### MATERIAL
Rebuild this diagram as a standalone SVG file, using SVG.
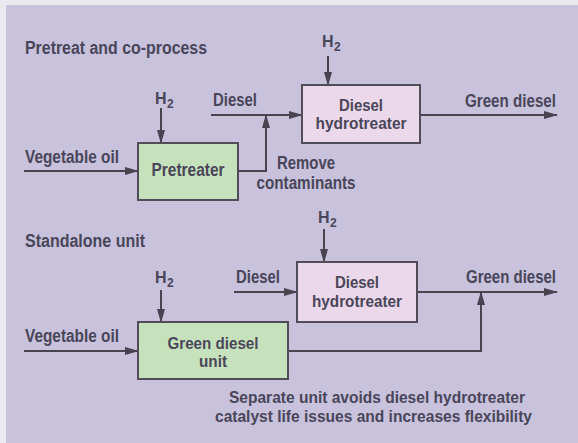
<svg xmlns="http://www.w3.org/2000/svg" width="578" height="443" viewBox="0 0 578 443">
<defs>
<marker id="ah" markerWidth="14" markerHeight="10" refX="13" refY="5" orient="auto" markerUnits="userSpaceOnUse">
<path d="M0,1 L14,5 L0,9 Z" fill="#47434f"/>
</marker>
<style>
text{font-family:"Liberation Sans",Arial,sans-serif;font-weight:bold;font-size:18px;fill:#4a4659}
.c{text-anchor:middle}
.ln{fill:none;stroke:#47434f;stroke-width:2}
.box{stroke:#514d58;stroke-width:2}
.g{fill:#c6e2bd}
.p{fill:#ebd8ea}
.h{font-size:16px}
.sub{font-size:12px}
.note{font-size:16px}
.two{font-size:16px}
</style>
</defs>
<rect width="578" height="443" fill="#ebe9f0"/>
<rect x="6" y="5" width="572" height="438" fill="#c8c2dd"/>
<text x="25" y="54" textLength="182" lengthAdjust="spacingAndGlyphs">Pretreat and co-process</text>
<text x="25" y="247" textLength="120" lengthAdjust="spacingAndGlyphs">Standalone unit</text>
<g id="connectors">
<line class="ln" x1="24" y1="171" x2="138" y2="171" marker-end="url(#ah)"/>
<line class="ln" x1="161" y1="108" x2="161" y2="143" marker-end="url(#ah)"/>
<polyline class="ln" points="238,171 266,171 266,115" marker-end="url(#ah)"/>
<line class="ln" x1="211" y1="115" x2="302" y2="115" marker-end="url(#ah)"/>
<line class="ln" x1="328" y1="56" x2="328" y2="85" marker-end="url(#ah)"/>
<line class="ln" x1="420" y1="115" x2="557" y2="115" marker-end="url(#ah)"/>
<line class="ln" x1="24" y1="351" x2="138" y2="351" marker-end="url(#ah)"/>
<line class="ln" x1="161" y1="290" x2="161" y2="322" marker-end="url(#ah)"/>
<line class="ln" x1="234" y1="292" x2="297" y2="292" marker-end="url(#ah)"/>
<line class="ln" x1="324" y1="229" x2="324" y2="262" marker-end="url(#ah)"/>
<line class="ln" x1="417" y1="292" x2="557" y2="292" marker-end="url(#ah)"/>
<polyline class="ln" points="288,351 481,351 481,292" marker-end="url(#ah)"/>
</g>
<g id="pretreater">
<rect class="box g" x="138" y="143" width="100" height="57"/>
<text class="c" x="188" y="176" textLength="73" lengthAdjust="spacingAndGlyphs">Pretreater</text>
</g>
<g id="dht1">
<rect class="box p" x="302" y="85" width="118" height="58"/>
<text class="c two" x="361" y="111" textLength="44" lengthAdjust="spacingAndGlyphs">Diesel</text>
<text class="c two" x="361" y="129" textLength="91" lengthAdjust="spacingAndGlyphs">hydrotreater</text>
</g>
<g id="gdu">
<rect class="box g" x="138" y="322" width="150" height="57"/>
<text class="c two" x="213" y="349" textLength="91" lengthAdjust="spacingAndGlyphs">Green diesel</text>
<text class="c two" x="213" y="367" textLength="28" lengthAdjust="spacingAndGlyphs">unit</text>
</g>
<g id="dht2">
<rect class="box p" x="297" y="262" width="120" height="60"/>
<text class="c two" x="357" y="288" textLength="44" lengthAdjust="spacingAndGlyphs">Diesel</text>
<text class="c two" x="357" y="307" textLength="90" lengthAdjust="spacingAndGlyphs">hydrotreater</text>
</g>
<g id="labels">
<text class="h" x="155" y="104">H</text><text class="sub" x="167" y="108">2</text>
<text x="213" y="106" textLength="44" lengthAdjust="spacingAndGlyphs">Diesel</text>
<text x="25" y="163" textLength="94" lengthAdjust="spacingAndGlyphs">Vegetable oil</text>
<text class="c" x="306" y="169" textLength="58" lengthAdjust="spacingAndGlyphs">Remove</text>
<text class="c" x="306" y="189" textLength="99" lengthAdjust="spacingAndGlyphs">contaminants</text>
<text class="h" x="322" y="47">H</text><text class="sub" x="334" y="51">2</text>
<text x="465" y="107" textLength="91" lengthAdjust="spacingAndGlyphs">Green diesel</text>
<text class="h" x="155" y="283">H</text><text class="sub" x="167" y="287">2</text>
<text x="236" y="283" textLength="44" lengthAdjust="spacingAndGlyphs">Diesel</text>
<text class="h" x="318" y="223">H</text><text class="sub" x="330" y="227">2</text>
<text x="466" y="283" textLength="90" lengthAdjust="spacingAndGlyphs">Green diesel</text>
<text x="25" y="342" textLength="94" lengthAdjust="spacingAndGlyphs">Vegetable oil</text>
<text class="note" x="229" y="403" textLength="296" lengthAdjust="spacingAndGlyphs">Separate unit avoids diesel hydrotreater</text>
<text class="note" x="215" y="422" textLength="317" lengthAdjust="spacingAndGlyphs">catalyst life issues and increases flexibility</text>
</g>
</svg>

### PROBLEM TO SOLVE
Every line above should be returned exactly; the pictures stay out.

### RESPONSE BELOW
Rebuild this diagram as a standalone SVG file, using SVG.
<svg xmlns="http://www.w3.org/2000/svg" width="578" height="443" viewBox="0 0 578 443">
<defs>
<marker id="ah" markerWidth="14" markerHeight="10" refX="13" refY="5" orient="auto" markerUnits="userSpaceOnUse">
<path d="M0,1 L14,5 L0,9 Z" fill="#47434f"/>
</marker>
<style>
text{font-family:"Liberation Sans",Arial,sans-serif;font-weight:bold;font-size:18px;fill:#4a4659}
.c{text-anchor:middle}
.ln{fill:none;stroke:#47434f;stroke-width:2}
.box{stroke:#514d58;stroke-width:2}
.g{fill:#c6e2bd}
.p{fill:#ebd8ea}
.h{font-size:16px}
.sub{font-size:12px}
.note{font-size:16px}
.two{font-size:16px}
</style>
</defs>
<rect width="578" height="443" fill="#ebe9f0"/>
<rect x="6" y="5" width="572" height="438" fill="#c8c2dd"/>
<text x="25" y="54" textLength="182" lengthAdjust="spacingAndGlyphs">Pretreat and co-process</text>
<text x="25" y="247" textLength="120" lengthAdjust="spacingAndGlyphs">Standalone unit</text>
<g id="connectors">
<line class="ln" x1="24" y1="171" x2="138" y2="171" marker-end="url(#ah)"/>
<line class="ln" x1="161" y1="108" x2="161" y2="143" marker-end="url(#ah)"/>
<polyline class="ln" points="238,171 266,171 266,115" marker-end="url(#ah)"/>
<line class="ln" x1="211" y1="115" x2="302" y2="115" marker-end="url(#ah)"/>
<line class="ln" x1="328" y1="56" x2="328" y2="85" marker-end="url(#ah)"/>
<line class="ln" x1="420" y1="115" x2="557" y2="115" marker-end="url(#ah)"/>
<line class="ln" x1="24" y1="351" x2="138" y2="351" marker-end="url(#ah)"/>
<line class="ln" x1="161" y1="290" x2="161" y2="322" marker-end="url(#ah)"/>
<line class="ln" x1="234" y1="292" x2="297" y2="292" marker-end="url(#ah)"/>
<line class="ln" x1="324" y1="229" x2="324" y2="262" marker-end="url(#ah)"/>
<line class="ln" x1="417" y1="292" x2="557" y2="292" marker-end="url(#ah)"/>
<polyline class="ln" points="288,351 481,351 481,292" marker-end="url(#ah)"/>
</g>
<g id="pretreater">
<rect class="box g" x="138" y="143" width="100" height="57"/>
<text class="c" x="188" y="176" textLength="73" lengthAdjust="spacingAndGlyphs">Pretreater</text>
</g>
<g id="dht1">
<rect class="box p" x="302" y="85" width="118" height="58"/>
<text class="c two" x="361" y="111" textLength="44" lengthAdjust="spacingAndGlyphs">Diesel</text>
<text class="c two" x="361" y="129" textLength="91" lengthAdjust="spacingAndGlyphs">hydrotreater</text>
</g>
<g id="gdu">
<rect class="box g" x="138" y="322" width="150" height="57"/>
<text class="c two" x="213" y="349" textLength="91" lengthAdjust="spacingAndGlyphs">Green diesel</text>
<text class="c two" x="213" y="367" textLength="28" lengthAdjust="spacingAndGlyphs">unit</text>
</g>
<g id="dht2">
<rect class="box p" x="297" y="262" width="120" height="60"/>
<text class="c two" x="357" y="288" textLength="44" lengthAdjust="spacingAndGlyphs">Diesel</text>
<text class="c two" x="357" y="307" textLength="90" lengthAdjust="spacingAndGlyphs">hydrotreater</text>
</g>
<g id="labels">
<text class="h" x="155" y="104">H</text><text class="sub" x="167" y="108">2</text>
<text x="213" y="106" textLength="44" lengthAdjust="spacingAndGlyphs">Diesel</text>
<text x="25" y="163" textLength="94" lengthAdjust="spacingAndGlyphs">Vegetable oil</text>
<text class="c" x="306" y="169" textLength="58" lengthAdjust="spacingAndGlyphs">Remove</text>
<text class="c" x="306" y="189" textLength="99" lengthAdjust="spacingAndGlyphs">contaminants</text>
<text class="h" x="322" y="47">H</text><text class="sub" x="334" y="51">2</text>
<text x="465" y="107" textLength="91" lengthAdjust="spacingAndGlyphs">Green diesel</text>
<text class="h" x="155" y="283">H</text><text class="sub" x="167" y="287">2</text>
<text x="236" y="283" textLength="44" lengthAdjust="spacingAndGlyphs">Diesel</text>
<text class="h" x="318" y="223">H</text><text class="sub" x="330" y="227">2</text>
<text x="466" y="283" textLength="90" lengthAdjust="spacingAndGlyphs">Green diesel</text>
<text x="25" y="342" textLength="94" lengthAdjust="spacingAndGlyphs">Vegetable oil</text>
<text class="note" x="229" y="403" textLength="296" lengthAdjust="spacingAndGlyphs">Separate unit avoids diesel hydrotreater</text>
<text class="note" x="215" y="422" textLength="317" lengthAdjust="spacingAndGlyphs">catalyst life issues and increases flexibility</text>
</g>
</svg>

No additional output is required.